**Problem requirements**.
Locate each line with the string "that" in the listing below and copy it.

**Dataset content**.
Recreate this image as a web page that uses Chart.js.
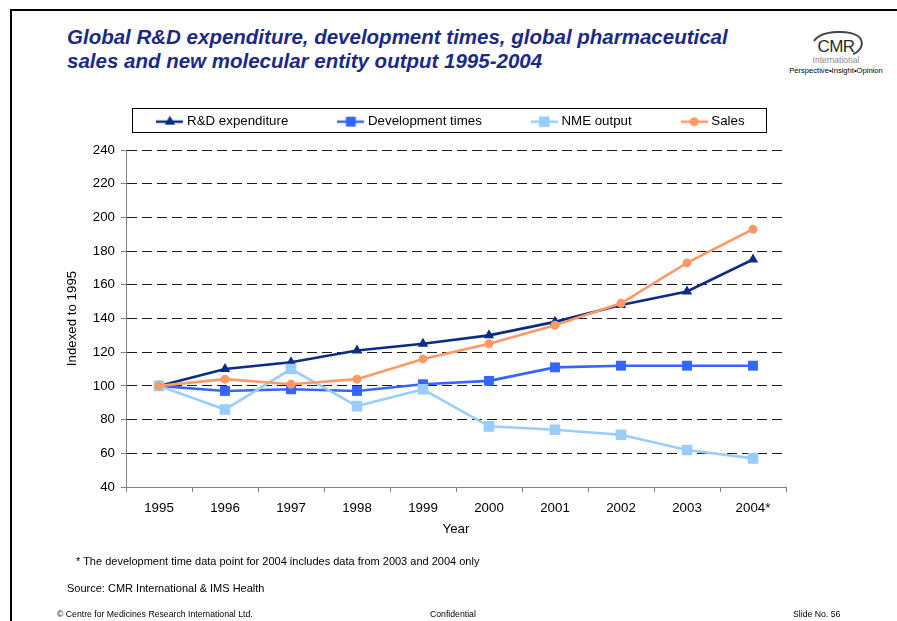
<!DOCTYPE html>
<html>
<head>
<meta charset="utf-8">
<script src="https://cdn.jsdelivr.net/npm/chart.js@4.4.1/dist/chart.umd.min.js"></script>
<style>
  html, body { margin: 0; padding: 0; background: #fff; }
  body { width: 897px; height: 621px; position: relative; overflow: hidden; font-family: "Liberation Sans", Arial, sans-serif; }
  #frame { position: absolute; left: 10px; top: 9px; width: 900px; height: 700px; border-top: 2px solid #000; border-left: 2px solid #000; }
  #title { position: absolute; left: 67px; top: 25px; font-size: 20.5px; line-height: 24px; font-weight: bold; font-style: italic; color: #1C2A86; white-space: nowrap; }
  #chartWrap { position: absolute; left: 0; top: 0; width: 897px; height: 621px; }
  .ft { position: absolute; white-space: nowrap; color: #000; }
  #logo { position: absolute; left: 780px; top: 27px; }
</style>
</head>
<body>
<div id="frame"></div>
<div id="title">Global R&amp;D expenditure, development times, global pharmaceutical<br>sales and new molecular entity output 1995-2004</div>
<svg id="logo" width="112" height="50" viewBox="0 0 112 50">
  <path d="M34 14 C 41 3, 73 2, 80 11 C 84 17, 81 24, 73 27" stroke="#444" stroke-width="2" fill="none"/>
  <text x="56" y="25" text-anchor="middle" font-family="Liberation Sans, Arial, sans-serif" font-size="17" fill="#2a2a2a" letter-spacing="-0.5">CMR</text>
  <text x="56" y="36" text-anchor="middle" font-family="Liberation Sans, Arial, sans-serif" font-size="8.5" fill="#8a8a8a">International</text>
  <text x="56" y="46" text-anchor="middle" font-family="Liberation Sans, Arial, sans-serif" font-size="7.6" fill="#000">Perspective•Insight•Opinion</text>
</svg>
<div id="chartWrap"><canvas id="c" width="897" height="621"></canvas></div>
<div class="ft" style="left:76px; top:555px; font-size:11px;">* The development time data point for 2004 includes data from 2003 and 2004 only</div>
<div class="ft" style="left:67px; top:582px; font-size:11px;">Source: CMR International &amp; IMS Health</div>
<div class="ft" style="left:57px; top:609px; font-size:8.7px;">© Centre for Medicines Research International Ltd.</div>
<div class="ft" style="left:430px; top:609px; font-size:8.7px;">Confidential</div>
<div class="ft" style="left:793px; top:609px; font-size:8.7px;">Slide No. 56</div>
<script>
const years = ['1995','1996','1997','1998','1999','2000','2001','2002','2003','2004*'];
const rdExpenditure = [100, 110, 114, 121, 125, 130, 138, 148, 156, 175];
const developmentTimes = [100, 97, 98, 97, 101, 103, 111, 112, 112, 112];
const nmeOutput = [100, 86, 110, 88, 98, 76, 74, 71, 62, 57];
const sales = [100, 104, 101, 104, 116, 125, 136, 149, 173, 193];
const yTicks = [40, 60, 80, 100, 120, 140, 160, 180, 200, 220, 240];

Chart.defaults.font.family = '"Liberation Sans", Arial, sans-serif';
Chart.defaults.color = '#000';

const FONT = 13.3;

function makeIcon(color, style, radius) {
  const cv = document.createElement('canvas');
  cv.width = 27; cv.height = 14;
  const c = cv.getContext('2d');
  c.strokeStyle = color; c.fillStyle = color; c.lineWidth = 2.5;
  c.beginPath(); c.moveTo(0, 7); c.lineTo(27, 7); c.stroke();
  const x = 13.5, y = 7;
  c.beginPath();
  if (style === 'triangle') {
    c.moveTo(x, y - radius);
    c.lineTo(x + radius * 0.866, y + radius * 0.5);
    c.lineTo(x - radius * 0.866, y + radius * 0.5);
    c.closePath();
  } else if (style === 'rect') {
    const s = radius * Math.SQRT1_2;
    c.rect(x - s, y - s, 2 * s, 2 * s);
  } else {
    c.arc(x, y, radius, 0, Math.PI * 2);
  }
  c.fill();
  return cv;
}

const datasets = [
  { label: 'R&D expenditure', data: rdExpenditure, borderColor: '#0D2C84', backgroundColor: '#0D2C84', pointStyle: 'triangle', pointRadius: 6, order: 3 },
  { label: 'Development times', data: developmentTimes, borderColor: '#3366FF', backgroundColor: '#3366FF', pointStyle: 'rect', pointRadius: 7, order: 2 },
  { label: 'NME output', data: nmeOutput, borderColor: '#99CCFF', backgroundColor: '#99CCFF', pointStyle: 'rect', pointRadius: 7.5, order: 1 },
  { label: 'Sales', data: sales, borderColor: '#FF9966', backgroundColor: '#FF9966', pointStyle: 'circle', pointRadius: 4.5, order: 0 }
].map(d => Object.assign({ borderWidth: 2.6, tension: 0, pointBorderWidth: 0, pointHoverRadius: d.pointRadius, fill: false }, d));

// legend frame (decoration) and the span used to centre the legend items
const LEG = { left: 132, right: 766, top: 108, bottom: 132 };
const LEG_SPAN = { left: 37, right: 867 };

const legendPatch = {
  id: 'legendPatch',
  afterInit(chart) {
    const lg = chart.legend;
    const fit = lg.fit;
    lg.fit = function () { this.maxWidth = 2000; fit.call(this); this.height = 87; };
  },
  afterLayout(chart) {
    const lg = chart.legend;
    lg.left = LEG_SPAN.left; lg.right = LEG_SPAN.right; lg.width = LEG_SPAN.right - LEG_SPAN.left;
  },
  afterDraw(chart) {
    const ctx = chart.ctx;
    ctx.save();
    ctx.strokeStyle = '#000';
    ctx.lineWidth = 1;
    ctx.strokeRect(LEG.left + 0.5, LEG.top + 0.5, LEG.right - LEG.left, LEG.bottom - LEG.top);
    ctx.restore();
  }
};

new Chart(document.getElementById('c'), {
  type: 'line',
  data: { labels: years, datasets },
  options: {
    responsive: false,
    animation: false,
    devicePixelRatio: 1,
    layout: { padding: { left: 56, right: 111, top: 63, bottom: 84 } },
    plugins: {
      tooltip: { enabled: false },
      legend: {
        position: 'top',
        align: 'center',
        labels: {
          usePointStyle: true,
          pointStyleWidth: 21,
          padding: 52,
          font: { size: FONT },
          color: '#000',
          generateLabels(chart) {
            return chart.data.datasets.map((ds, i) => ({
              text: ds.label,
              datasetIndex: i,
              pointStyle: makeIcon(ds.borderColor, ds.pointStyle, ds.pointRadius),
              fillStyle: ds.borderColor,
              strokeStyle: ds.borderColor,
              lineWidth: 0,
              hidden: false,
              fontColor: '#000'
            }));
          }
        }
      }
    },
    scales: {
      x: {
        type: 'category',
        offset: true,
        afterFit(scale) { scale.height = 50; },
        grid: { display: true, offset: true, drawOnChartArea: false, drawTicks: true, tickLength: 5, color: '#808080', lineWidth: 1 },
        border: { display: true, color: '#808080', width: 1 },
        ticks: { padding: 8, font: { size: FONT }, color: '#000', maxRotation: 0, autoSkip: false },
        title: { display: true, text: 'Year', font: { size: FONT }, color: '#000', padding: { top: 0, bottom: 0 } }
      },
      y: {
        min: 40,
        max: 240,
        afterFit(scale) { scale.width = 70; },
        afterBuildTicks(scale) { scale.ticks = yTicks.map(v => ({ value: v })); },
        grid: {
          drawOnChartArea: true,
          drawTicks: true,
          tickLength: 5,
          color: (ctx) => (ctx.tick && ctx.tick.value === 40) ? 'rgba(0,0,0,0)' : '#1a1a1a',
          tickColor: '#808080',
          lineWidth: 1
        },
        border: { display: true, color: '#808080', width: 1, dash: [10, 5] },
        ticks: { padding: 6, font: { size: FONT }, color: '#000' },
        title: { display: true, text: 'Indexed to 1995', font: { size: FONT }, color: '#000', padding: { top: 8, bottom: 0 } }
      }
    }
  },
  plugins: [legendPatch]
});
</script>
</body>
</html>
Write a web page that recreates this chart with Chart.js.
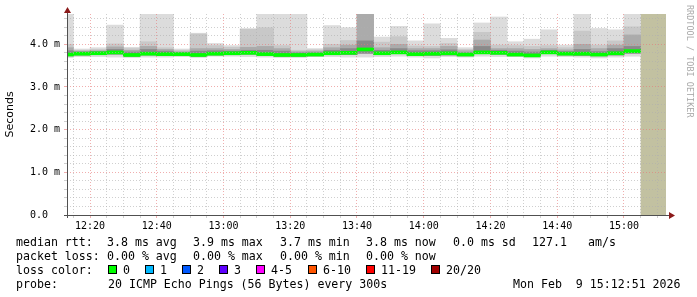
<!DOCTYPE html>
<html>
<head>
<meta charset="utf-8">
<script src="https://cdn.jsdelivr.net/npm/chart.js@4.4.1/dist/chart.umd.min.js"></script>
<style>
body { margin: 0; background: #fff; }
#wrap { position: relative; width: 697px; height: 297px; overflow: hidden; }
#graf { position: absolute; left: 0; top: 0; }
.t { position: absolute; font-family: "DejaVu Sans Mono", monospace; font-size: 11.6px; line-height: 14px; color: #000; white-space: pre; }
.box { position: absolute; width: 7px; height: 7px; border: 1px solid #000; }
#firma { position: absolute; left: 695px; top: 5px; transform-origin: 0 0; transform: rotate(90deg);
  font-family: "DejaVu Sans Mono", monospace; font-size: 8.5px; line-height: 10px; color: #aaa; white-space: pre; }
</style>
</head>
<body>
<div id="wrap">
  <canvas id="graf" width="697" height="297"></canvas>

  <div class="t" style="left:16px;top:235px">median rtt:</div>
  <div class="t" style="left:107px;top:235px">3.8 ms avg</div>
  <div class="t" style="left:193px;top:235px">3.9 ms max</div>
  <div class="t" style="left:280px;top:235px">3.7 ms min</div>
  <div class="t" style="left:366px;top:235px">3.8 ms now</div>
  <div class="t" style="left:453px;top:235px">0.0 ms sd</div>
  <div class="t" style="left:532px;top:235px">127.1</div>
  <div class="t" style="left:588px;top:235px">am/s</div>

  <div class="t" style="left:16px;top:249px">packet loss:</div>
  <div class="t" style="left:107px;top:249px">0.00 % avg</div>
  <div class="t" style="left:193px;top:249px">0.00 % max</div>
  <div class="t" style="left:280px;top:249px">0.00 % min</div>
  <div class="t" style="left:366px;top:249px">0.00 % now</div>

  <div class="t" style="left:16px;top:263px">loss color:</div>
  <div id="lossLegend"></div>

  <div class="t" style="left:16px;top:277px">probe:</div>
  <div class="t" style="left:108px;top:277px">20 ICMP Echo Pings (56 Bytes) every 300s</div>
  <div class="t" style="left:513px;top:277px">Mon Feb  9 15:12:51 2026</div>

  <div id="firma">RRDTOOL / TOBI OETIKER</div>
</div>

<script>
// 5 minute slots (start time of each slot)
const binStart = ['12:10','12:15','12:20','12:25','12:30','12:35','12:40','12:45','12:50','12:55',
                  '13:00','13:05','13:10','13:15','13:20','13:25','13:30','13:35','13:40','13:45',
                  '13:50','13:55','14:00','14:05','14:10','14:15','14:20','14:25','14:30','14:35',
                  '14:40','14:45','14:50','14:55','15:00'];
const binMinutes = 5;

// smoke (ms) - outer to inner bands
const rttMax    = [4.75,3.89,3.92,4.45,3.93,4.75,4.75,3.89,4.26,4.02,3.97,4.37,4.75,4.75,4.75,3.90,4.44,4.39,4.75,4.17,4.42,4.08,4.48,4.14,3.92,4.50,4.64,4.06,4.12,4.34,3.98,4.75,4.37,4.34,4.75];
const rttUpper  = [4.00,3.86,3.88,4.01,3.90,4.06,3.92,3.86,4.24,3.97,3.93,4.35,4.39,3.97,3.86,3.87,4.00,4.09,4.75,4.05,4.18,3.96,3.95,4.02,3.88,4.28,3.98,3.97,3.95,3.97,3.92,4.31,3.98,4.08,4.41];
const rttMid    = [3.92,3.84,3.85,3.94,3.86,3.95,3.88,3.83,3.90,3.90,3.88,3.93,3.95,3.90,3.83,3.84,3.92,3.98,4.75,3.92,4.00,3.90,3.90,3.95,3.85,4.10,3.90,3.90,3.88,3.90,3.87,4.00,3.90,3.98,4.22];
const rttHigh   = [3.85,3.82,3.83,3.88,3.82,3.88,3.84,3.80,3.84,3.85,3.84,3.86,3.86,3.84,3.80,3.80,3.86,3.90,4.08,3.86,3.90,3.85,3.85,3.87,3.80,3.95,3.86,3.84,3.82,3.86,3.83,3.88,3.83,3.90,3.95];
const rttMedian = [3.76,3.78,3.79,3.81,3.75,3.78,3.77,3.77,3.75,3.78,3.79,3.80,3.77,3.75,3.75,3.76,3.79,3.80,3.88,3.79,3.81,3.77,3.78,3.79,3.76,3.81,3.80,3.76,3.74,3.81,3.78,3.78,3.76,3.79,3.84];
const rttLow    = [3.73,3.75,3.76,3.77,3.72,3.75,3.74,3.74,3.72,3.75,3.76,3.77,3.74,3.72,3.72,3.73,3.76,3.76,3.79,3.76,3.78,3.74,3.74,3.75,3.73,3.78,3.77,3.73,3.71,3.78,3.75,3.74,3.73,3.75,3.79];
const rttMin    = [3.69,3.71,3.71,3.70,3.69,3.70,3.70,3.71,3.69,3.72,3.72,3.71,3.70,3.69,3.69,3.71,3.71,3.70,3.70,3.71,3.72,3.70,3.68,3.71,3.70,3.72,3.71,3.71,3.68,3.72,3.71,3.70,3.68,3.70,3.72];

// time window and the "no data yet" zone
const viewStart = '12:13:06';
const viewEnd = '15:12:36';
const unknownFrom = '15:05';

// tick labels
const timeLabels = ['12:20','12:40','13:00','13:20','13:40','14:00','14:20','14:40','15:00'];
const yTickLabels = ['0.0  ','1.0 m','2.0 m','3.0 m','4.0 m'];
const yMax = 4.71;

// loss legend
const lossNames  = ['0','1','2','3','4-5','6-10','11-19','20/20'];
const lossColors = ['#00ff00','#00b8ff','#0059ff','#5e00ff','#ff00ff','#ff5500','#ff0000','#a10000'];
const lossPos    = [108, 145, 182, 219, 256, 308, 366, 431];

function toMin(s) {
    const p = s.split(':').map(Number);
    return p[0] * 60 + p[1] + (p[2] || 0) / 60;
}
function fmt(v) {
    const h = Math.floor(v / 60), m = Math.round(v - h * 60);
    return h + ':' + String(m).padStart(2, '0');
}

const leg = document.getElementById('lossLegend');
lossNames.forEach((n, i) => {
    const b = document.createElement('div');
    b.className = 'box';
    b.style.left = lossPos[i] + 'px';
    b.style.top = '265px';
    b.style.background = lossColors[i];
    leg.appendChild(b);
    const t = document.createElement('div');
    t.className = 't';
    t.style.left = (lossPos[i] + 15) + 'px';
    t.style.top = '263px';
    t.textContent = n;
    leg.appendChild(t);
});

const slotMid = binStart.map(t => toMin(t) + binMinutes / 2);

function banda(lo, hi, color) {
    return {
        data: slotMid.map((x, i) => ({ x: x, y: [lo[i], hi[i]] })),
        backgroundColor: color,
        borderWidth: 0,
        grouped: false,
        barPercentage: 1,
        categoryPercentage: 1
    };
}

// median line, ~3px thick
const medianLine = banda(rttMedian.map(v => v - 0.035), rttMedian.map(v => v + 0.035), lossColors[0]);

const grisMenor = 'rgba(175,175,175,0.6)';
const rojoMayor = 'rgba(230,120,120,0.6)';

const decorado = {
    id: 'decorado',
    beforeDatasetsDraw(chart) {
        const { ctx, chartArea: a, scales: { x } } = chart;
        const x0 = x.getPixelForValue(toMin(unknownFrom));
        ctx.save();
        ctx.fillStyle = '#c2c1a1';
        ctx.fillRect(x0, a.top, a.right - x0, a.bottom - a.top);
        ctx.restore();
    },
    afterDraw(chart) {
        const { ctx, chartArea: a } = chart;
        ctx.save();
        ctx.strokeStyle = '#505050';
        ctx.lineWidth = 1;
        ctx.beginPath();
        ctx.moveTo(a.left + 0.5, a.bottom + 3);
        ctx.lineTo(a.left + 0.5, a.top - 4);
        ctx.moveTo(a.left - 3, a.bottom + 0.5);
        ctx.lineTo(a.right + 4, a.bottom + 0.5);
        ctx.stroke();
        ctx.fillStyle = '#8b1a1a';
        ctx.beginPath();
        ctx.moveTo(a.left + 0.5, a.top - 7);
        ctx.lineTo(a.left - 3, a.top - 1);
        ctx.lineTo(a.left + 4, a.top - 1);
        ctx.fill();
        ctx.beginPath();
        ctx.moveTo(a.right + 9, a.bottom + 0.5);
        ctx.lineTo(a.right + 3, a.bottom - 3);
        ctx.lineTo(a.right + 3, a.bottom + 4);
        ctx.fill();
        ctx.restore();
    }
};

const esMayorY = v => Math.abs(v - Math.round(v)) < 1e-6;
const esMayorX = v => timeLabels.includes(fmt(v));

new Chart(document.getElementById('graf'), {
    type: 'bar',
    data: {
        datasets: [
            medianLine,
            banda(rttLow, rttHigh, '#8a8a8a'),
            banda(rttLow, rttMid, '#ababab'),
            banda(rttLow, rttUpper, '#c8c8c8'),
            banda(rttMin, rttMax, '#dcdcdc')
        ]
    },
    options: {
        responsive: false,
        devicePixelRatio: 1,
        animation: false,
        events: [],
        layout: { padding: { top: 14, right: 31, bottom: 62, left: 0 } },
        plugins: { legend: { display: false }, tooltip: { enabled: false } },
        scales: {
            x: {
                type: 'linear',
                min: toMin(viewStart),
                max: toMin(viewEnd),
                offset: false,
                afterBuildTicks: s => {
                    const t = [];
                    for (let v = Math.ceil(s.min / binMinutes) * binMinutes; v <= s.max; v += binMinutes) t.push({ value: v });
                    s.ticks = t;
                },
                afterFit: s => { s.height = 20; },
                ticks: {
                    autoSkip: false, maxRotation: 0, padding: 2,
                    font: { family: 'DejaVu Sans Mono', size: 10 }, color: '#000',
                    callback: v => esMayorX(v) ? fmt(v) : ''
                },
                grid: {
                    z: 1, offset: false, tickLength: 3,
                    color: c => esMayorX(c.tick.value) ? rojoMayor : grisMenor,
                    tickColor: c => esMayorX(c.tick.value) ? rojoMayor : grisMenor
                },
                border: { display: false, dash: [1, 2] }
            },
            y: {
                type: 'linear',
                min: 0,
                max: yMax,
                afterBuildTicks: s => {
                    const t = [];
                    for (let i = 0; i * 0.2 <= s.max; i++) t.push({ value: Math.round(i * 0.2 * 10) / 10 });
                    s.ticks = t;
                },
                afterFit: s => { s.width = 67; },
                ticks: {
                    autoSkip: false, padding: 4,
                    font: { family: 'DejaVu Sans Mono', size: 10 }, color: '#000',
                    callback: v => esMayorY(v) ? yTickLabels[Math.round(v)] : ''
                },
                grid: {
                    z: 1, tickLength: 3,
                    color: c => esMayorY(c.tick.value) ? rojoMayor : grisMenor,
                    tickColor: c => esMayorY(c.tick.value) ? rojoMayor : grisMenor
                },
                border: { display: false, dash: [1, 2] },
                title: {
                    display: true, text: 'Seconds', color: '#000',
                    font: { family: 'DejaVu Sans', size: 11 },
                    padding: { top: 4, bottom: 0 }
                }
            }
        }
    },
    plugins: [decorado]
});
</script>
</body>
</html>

**Reply to the task**.
Recreate this image as a web page that uses Chart.js.
Write a web page that recreates this chart with Chart.js.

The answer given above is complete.